> [EXERCISE INSTRUCTIONS] Write out all the data again, exactly as it stands.

> [INFORMATION SHOWN]
━━━━━━━━━━

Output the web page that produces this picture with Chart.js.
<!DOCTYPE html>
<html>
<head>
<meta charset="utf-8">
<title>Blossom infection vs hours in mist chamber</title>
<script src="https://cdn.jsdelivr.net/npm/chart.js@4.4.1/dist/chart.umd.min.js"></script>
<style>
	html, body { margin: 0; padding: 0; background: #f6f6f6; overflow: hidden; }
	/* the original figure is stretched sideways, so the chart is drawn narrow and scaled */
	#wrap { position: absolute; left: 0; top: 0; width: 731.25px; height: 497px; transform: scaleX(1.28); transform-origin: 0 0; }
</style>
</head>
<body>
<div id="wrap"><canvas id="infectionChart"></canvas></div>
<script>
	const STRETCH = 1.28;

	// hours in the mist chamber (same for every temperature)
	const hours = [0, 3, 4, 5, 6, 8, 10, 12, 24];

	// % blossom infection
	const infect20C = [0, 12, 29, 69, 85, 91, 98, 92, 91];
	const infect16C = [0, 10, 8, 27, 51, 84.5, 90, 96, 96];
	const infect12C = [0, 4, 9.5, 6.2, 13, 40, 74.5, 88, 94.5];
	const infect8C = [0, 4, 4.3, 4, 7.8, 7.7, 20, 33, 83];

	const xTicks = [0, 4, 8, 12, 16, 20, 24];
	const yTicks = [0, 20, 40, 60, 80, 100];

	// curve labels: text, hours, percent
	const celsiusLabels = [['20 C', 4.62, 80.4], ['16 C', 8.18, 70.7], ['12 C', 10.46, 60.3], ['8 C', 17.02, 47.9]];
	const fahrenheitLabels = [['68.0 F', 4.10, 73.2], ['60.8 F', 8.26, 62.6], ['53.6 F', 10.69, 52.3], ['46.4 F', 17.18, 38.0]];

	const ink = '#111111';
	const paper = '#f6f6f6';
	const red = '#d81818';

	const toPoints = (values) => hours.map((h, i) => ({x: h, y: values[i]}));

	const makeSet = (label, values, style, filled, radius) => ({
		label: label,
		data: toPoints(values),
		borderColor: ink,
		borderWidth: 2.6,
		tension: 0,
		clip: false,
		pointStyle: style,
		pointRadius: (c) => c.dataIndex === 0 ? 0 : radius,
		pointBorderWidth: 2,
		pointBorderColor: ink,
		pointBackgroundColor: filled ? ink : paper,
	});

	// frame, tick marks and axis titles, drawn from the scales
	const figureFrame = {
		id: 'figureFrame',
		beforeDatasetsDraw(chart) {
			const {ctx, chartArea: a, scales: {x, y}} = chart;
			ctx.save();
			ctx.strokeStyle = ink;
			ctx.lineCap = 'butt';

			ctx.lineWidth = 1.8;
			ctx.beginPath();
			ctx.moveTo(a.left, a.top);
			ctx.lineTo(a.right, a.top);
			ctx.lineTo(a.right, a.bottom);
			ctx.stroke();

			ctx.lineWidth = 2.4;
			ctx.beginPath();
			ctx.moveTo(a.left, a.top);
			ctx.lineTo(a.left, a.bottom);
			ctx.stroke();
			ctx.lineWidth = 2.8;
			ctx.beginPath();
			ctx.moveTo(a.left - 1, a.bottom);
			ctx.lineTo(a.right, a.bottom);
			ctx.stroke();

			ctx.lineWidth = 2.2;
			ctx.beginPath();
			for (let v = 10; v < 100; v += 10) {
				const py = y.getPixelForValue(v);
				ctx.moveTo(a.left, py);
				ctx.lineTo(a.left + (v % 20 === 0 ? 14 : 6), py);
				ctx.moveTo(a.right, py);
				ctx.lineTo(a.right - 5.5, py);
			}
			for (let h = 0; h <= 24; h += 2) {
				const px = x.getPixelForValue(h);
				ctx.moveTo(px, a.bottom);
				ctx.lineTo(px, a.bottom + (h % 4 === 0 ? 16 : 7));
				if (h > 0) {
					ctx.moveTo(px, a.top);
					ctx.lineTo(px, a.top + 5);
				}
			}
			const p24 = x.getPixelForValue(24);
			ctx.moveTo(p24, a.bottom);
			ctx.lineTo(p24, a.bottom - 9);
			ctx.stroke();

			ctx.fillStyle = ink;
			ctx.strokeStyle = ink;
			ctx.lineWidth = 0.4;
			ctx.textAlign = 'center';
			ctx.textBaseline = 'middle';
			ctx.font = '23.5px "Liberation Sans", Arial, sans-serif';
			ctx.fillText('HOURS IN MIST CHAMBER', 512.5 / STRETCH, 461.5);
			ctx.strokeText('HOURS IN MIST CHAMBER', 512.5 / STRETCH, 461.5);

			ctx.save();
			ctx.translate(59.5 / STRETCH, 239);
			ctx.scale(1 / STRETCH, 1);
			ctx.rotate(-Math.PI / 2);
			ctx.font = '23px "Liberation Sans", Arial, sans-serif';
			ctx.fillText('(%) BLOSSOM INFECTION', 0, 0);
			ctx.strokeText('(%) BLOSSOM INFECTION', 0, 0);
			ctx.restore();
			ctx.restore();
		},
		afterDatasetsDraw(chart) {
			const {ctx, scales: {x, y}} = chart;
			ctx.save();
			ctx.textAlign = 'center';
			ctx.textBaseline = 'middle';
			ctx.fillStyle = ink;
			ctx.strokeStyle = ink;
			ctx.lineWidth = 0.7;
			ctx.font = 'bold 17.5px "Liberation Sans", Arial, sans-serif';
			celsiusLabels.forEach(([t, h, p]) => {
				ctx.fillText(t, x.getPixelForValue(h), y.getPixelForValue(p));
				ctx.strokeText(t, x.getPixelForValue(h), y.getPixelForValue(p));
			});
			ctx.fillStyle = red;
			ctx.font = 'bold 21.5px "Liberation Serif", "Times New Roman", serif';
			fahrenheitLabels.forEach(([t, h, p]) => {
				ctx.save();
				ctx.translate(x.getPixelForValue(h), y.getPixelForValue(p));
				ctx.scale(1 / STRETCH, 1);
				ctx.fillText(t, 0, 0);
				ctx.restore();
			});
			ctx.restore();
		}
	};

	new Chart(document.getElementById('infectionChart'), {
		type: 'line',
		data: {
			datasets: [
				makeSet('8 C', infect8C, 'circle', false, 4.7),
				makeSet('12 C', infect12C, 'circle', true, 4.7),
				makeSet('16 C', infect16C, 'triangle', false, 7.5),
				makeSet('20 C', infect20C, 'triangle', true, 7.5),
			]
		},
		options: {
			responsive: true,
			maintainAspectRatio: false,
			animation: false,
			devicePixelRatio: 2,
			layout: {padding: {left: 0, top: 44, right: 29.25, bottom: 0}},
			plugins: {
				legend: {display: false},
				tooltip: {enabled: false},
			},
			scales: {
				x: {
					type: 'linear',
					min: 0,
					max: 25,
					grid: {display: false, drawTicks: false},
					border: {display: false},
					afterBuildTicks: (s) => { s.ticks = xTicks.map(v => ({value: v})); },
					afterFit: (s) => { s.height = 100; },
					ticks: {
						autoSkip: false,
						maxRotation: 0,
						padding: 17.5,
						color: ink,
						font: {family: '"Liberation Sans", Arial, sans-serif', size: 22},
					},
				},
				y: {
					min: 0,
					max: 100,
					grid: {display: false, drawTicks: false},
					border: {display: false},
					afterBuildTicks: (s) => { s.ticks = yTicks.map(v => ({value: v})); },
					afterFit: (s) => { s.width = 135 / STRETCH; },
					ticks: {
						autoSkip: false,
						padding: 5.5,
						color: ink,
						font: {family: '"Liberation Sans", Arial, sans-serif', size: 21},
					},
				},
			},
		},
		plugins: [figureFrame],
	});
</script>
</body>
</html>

━━━━━━━━━━

> [COMPLETE RESPONSE]
Output the web page that produces this picture with Chart.js.
<!DOCTYPE html>
<html>
<head>
<meta charset="utf-8">
<title>Blossom infection vs hours in mist chamber</title>
<script src="https://cdn.jsdelivr.net/npm/chart.js@4.4.1/dist/chart.umd.min.js"></script>
<style>
	html, body { margin: 0; padding: 0; background: #f6f6f6; overflow: hidden; }
	/* the original figure is stretched sideways, so the chart is drawn narrow and scaled */
	#wrap { position: absolute; left: 0; top: 0; width: 731.25px; height: 497px; transform: scaleX(1.28); transform-origin: 0 0; }
</style>
</head>
<body>
<div id="wrap"><canvas id="infectionChart"></canvas></div>
<script>
	const STRETCH = 1.28;

	// hours in the mist chamber (same for every temperature)
	const hours = [0, 3, 4, 5, 6, 8, 10, 12, 24];

	// % blossom infection
	const infect20C = [0, 12, 29, 69, 85, 91, 98, 92, 91];
	const infect16C = [0, 10, 8, 27, 51, 84.5, 90, 96, 96];
	const infect12C = [0, 4, 9.5, 6.2, 13, 40, 74.5, 88, 94.5];
	const infect8C = [0, 4, 4.3, 4, 7.8, 7.7, 20, 33, 83];

	const xTicks = [0, 4, 8, 12, 16, 20, 24];
	const yTicks = [0, 20, 40, 60, 80, 100];

	// curve labels: text, hours, percent
	const celsiusLabels = [['20 C', 4.62, 80.4], ['16 C', 8.18, 70.7], ['12 C', 10.46, 60.3], ['8 C', 17.02, 47.9]];
	const fahrenheitLabels = [['68.0 F', 4.10, 73.2], ['60.8 F', 8.26, 62.6], ['53.6 F', 10.69, 52.3], ['46.4 F', 17.18, 38.0]];

	const ink = '#111111';
	const paper = '#f6f6f6';
	const red = '#d81818';

	const toPoints = (values) => hours.map((h, i) => ({x: h, y: values[i]}));

	const makeSet = (label, values, style, filled, radius) => ({
		label: label,
		data: toPoints(values),
		borderColor: ink,
		borderWidth: 2.6,
		tension: 0,
		clip: false,
		pointStyle: style,
		pointRadius: (c) => c.dataIndex === 0 ? 0 : radius,
		pointBorderWidth: 2,
		pointBorderColor: ink,
		pointBackgroundColor: filled ? ink : paper,
	});

	// frame, tick marks and axis titles, drawn from the scales
	const figureFrame = {
		id: 'figureFrame',
		beforeDatasetsDraw(chart) {
			const {ctx, chartArea: a, scales: {x, y}} = chart;
			ctx.save();
			ctx.strokeStyle = ink;
			ctx.lineCap = 'butt';

			ctx.lineWidth = 1.8;
			ctx.beginPath();
			ctx.moveTo(a.left, a.top);
			ctx.lineTo(a.right, a.top);
			ctx.lineTo(a.right, a.bottom);
			ctx.stroke();

			ctx.lineWidth = 2.4;
			ctx.beginPath();
			ctx.moveTo(a.left, a.top);
			ctx.lineTo(a.left, a.bottom);
			ctx.stroke();
			ctx.lineWidth = 2.8;
			ctx.beginPath();
			ctx.moveTo(a.left - 1, a.bottom);
			ctx.lineTo(a.right, a.bottom);
			ctx.stroke();

			ctx.lineWidth = 2.2;
			ctx.beginPath();
			for (let v = 10; v < 100; v += 10) {
				const py = y.getPixelForValue(v);
				ctx.moveTo(a.left, py);
				ctx.lineTo(a.left + (v % 20 === 0 ? 14 : 6), py);
				ctx.moveTo(a.right, py);
				ctx.lineTo(a.right - 5.5, py);
			}
			for (let h = 0; h <= 24; h += 2) {
				const px = x.getPixelForValue(h);
				ctx.moveTo(px, a.bottom);
				ctx.lineTo(px, a.bottom + (h % 4 === 0 ? 16 : 7));
				if (h > 0) {
					ctx.moveTo(px, a.top);
					ctx.lineTo(px, a.top + 5);
				}
			}
			const p24 = x.getPixelForValue(24);
			ctx.moveTo(p24, a.bottom);
			ctx.lineTo(p24, a.bottom - 9);
			ctx.stroke();

			ctx.fillStyle = ink;
			ctx.strokeStyle = ink;
			ctx.lineWidth = 0.4;
			ctx.textAlign = 'center';
			ctx.textBaseline = 'middle';
			ctx.font = '23.5px "Liberation Sans", Arial, sans-serif';
			ctx.fillText('HOURS IN MIST CHAMBER', 512.5 / STRETCH, 461.5);
			ctx.strokeText('HOURS IN MIST CHAMBER', 512.5 / STRETCH, 461.5);

			ctx.save();
			ctx.translate(59.5 / STRETCH, 239);
			ctx.scale(1 / STRETCH, 1);
			ctx.rotate(-Math.PI / 2);
			ctx.font = '23px "Liberation Sans", Arial, sans-serif';
			ctx.fillText('(%) BLOSSOM INFECTION', 0, 0);
			ctx.strokeText('(%) BLOSSOM INFECTION', 0, 0);
			ctx.restore();
			ctx.restore();
		},
		afterDatasetsDraw(chart) {
			const {ctx, scales: {x, y}} = chart;
			ctx.save();
			ctx.textAlign = 'center';
			ctx.textBaseline = 'middle';
			ctx.fillStyle = ink;
			ctx.strokeStyle = ink;
			ctx.lineWidth = 0.7;
			ctx.font = 'bold 17.5px "Liberation Sans", Arial, sans-serif';
			celsiusLabels.forEach(([t, h, p]) => {
				ctx.fillText(t, x.getPixelForValue(h), y.getPixelForValue(p));
				ctx.strokeText(t, x.getPixelForValue(h), y.getPixelForValue(p));
			});
			ctx.fillStyle = red;
			ctx.font = 'bold 21.5px "Liberation Serif", "Times New Roman", serif';
			fahrenheitLabels.forEach(([t, h, p]) => {
				ctx.save();
				ctx.translate(x.getPixelForValue(h), y.getPixelForValue(p));
				ctx.scale(1 / STRETCH, 1);
				ctx.fillText(t, 0, 0);
				ctx.restore();
			});
			ctx.restore();
		}
	};

	new Chart(document.getElementById('infectionChart'), {
		type: 'line',
		data: {
			datasets: [
				makeSet('8 C', infect8C, 'circle', false, 4.7),
				makeSet('12 C', infect12C, 'circle', true, 4.7),
				makeSet('16 C', infect16C, 'triangle', false, 7.5),
				makeSet('20 C', infect20C, 'triangle', true, 7.5),
			]
		},
		options: {
			responsive: true,
			maintainAspectRatio: false,
			animation: false,
			devicePixelRatio: 2,
			layout: {padding: {left: 0, top: 44, right: 29.25, bottom: 0}},
			plugins: {
				legend: {display: false},
				tooltip: {enabled: false},
			},
			scales: {
				x: {
					type: 'linear',
					min: 0,
					max: 25,
					grid: {display: false, drawTicks: false},
					border: {display: false},
					afterBuildTicks: (s) => { s.ticks = xTicks.map(v => ({value: v})); },
					afterFit: (s) => { s.height = 100; },
					ticks: {
						autoSkip: false,
						maxRotation: 0,
						padding: 17.5,
						color: ink,
						font: {family: '"Liberation Sans", Arial, sans-serif', size: 22},
					},
				},
				y: {
					min: 0,
					max: 100,
					grid: {display: false, drawTicks: false},
					border: {display: false},
					afterBuildTicks: (s) => { s.ticks = yTicks.map(v => ({value: v})); },
					afterFit: (s) => { s.width = 135 / STRETCH; },
					ticks: {
						autoSkip: false,
						padding: 5.5,
						color: ink,
						font: {family: '"Liberation Sans", Arial, sans-serif', size: 21},
					},
				},
			},
		},
		plugins: [figureFrame],
	});
</script>
</body>
</html>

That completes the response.